**TASK DESCRIPTION:** Gather all lines with the word "that" in them.

**RECORDS TO PROCESS:**
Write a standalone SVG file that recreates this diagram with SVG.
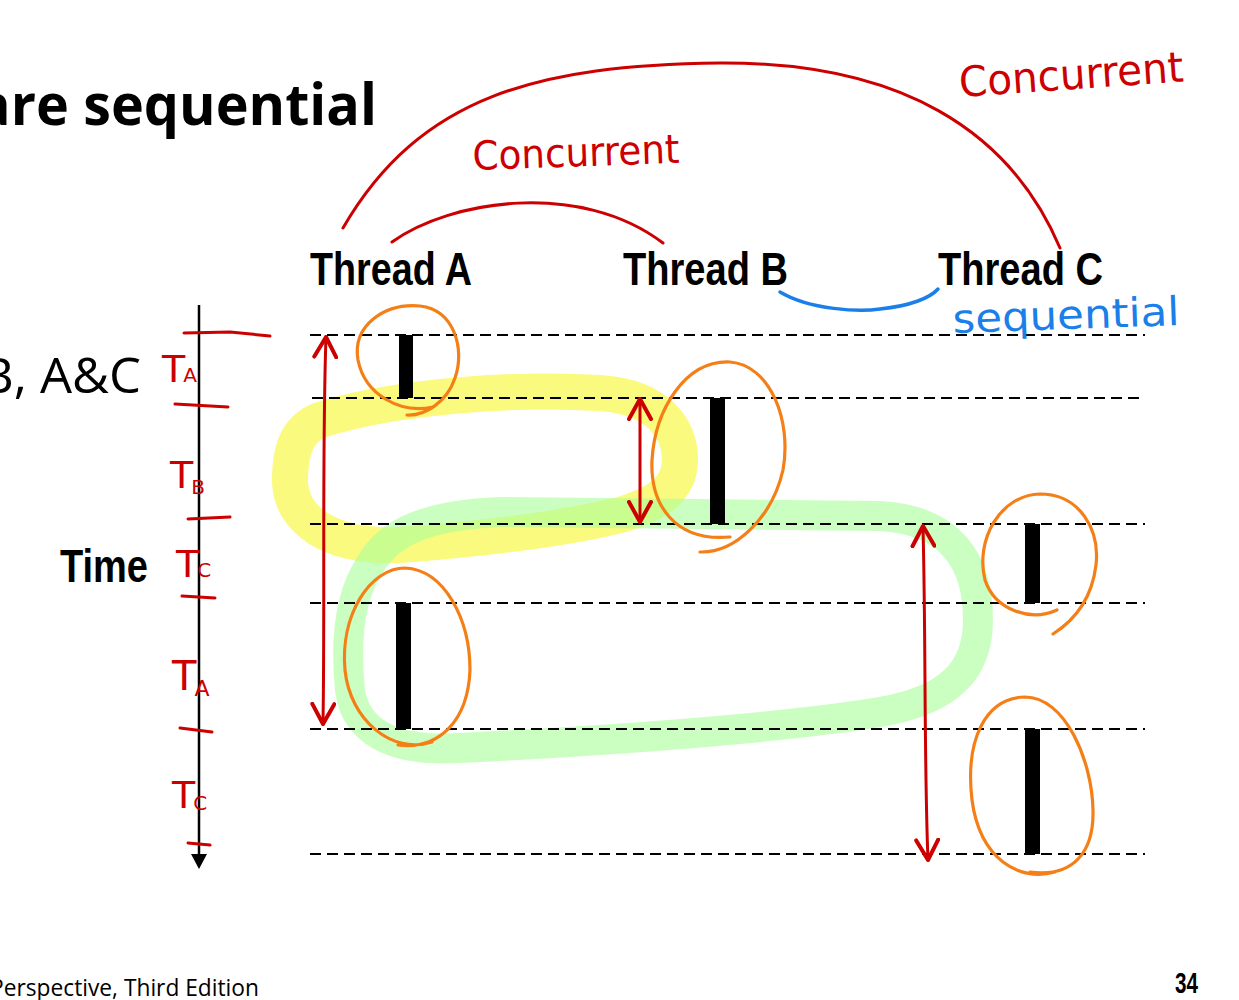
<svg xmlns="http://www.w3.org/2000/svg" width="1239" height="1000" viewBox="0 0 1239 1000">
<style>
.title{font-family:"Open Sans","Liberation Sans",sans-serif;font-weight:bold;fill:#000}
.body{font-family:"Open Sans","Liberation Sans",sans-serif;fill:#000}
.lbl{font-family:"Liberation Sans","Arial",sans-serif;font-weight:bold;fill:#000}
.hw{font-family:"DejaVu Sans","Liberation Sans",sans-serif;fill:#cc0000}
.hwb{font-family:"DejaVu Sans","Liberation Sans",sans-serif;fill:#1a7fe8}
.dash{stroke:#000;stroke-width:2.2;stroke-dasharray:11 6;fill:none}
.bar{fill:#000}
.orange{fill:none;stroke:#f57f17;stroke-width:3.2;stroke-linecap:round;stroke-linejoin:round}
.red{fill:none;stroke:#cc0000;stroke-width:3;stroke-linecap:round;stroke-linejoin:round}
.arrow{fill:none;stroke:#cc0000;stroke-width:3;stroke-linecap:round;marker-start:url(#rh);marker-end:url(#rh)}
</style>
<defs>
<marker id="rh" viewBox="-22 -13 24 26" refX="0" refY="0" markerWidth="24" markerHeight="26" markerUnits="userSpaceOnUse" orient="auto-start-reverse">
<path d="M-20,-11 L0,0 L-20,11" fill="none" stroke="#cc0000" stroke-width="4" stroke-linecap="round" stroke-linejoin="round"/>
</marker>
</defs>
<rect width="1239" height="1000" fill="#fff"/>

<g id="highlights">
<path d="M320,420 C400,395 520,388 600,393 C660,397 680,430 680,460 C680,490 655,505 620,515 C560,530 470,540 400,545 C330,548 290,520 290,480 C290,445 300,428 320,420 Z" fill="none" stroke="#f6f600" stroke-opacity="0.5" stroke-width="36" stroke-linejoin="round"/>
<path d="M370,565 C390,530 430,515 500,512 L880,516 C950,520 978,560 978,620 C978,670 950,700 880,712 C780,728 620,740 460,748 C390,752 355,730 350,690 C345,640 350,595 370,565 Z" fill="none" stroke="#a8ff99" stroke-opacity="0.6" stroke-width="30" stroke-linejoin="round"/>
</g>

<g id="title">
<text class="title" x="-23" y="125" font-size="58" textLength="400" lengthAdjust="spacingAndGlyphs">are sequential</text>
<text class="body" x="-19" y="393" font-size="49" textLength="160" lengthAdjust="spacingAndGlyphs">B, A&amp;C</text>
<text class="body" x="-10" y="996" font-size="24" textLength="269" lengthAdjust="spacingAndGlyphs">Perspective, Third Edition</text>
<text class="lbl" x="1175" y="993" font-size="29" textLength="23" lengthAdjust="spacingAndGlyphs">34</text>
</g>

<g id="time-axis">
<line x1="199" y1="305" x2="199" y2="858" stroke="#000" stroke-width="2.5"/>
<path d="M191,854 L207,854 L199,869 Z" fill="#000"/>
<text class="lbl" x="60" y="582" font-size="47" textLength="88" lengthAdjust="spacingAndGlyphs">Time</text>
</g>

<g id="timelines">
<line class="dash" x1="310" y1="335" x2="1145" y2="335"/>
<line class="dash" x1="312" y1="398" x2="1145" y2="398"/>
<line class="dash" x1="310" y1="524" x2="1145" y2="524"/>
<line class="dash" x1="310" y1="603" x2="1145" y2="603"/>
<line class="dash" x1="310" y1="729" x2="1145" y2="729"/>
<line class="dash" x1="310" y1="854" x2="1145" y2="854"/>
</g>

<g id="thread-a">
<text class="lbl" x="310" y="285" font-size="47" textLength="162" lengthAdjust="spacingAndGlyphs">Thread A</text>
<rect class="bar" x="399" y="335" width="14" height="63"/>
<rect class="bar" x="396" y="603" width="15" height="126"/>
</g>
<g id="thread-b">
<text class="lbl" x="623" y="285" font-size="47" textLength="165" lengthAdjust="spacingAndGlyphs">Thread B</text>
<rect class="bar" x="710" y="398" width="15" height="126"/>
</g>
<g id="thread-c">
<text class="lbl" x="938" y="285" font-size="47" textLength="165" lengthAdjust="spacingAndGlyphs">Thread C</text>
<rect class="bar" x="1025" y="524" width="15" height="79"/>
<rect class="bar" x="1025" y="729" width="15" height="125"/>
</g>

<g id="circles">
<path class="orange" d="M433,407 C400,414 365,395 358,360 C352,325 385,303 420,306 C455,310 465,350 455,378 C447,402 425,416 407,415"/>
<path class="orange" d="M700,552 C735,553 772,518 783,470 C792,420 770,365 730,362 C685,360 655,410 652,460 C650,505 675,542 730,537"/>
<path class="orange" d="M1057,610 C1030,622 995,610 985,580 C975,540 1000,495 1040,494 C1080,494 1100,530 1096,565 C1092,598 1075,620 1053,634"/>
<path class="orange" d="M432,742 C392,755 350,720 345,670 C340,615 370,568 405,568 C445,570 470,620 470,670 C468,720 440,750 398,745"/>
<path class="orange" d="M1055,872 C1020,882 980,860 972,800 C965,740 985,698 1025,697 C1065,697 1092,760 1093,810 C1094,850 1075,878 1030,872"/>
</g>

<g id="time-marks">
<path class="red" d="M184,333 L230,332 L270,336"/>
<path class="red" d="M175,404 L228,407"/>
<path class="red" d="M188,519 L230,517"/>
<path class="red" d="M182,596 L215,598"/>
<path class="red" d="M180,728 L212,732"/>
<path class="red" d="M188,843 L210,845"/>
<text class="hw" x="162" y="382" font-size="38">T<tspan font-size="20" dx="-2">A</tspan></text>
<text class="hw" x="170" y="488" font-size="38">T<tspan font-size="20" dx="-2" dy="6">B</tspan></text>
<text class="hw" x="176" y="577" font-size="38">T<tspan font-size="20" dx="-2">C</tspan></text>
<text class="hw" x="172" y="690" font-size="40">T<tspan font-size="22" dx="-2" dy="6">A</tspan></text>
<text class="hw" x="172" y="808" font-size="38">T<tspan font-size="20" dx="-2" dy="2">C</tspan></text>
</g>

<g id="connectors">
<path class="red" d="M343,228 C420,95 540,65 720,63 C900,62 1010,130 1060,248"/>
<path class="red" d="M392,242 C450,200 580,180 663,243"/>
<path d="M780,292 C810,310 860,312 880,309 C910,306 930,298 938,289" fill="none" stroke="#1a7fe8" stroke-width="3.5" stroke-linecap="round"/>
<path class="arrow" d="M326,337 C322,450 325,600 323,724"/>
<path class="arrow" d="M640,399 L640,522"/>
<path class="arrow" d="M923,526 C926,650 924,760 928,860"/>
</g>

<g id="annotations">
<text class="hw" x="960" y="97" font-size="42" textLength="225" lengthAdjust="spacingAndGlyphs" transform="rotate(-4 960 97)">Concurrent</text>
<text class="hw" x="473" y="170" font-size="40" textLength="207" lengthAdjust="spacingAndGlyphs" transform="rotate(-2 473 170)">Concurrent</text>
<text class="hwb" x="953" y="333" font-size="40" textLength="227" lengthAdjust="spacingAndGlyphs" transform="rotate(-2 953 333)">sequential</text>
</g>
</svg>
* * *
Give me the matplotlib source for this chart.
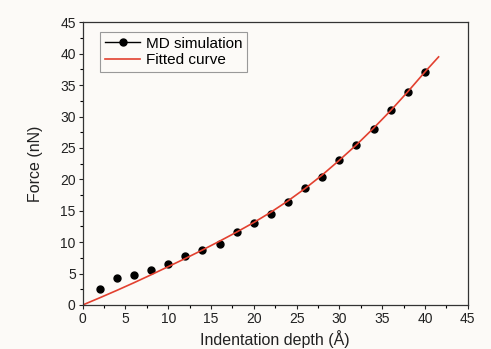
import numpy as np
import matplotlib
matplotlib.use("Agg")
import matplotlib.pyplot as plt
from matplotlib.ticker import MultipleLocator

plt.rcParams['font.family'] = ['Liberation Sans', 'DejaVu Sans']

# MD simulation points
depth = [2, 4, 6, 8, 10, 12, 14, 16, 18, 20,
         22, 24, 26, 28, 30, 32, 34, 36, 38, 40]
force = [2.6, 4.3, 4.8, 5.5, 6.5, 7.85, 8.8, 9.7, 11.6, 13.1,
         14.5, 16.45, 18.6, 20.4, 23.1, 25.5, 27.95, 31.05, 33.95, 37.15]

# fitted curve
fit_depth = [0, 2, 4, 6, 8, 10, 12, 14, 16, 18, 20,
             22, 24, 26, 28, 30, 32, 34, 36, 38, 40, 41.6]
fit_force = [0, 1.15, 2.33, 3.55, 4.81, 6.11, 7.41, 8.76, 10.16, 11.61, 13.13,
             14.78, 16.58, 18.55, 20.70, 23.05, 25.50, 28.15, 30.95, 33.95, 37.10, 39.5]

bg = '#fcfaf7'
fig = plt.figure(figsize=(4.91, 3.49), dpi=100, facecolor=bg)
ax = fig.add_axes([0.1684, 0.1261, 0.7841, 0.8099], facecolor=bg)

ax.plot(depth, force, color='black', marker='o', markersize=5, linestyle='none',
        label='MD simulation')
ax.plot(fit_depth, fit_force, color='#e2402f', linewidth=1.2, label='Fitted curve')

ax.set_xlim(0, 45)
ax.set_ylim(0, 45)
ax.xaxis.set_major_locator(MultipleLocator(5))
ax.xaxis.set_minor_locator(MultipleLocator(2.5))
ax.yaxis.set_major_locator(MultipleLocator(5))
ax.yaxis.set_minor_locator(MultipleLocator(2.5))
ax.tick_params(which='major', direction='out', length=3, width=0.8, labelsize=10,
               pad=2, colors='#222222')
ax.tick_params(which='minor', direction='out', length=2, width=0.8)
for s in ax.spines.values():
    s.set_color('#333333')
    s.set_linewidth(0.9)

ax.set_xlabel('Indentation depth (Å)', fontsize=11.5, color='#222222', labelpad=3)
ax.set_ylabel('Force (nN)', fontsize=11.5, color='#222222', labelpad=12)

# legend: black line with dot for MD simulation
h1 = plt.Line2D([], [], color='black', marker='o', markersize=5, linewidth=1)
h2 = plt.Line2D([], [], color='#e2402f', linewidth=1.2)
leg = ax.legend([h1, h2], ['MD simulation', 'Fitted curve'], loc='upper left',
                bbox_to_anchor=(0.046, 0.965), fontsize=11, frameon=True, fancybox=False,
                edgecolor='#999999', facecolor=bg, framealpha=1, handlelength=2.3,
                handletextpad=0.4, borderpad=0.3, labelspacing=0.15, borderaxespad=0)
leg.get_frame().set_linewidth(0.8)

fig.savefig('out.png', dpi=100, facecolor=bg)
...
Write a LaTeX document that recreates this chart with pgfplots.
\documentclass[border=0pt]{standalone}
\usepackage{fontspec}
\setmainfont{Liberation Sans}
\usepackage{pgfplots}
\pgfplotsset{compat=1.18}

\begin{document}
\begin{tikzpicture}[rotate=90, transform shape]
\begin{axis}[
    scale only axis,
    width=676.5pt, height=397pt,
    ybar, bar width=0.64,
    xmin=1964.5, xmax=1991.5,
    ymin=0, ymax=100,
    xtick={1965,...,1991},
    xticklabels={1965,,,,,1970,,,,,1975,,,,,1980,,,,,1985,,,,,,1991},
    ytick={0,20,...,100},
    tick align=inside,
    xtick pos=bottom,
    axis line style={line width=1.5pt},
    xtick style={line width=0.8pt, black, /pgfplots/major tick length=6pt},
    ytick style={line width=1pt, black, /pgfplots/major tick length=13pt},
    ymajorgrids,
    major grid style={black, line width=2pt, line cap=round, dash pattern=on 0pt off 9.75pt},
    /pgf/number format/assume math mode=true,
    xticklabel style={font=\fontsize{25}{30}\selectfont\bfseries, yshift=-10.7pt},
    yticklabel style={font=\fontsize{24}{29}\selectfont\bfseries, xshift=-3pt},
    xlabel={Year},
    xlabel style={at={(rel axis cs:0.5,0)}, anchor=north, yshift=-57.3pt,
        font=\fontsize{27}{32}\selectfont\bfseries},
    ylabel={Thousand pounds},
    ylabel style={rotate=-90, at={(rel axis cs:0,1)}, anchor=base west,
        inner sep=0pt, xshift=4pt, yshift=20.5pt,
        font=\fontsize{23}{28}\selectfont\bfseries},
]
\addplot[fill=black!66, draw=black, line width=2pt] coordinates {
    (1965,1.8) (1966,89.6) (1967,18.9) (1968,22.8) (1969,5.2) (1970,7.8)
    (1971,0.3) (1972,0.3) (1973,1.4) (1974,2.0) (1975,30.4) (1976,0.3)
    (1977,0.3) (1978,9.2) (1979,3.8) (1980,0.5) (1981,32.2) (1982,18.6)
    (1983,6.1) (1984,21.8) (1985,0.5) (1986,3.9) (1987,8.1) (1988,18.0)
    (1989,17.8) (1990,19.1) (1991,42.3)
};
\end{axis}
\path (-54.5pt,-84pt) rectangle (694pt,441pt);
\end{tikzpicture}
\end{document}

**OUTPUT OF THE TASK:**
Write a standalone SVG file that recreates this diagram with SVG.
Write a LaTeX document that recreates this chart with pgfplots.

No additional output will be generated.